4.3.6.Note: Despite the use of different terminology, the RNP APCH procedures defined in the PBN Manual have already been implemented in a number of States. Although not all standardisation documents are using the same terminology, sufficient elements can be found in the standards to support RNP APCH implementation. This guidance provides a list of applicable standards and documents and the glossary and the table above can be used as a cross reference to understand the terminology.

4.4.Provision of vertical guidance

4.4.1.An important distinction between different types of RNP APCH operations is the provision of vertical guidance. RNP APCH to LNAV and LP minima include only lateral guidance and are flown to an MDA while RNP APCH procedures with vertical guidance (APV) are flown to DA, which may be lower than the MDA thus potentially increasing airport accessibility. In addition, the provision of vertical guidance improves pilot situational awareness, thus improving safety.

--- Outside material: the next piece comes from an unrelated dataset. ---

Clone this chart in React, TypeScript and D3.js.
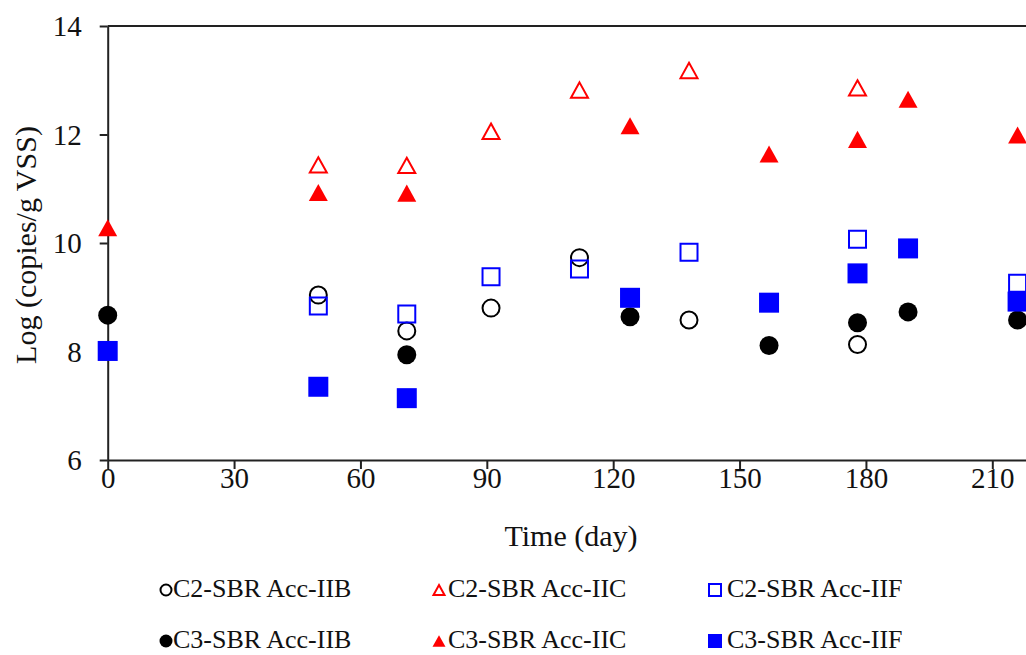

4.4.2.The procedure design criteria and the construction of a vertical profile are different for the different flavours of RNP and should be given particular consideration. For RNP APCH to LNAV and LP minima, only lateral guidance is provided.

4.4.3.For RNP APCH to LNAV/VNAV minima, vertical guidance is provided in addition to the lateral guidance same as for LNAV-only. The theoretical vertical descent profile is defined by a geometrical path with fixed flight path angle. The vertical path is usually defined between 50ft above the runway threshold and a final capture point (for example the FAF). Vertical deviations are usually linear. Given that the vertical path is based on barometric inputs, it is very important that the correct local pressure setting (QNH) is entered into the system and temperature limitsare published on the chart.

4.4.4.RNP APCH to LPV minima is based on GNSS and SBAS. The vertical guidance is angular and the final approach segment profile is defined in the Final Approach Segment Data Block (FAS DB). Integrity of the FAS DB data is maintained through the use of a CRC.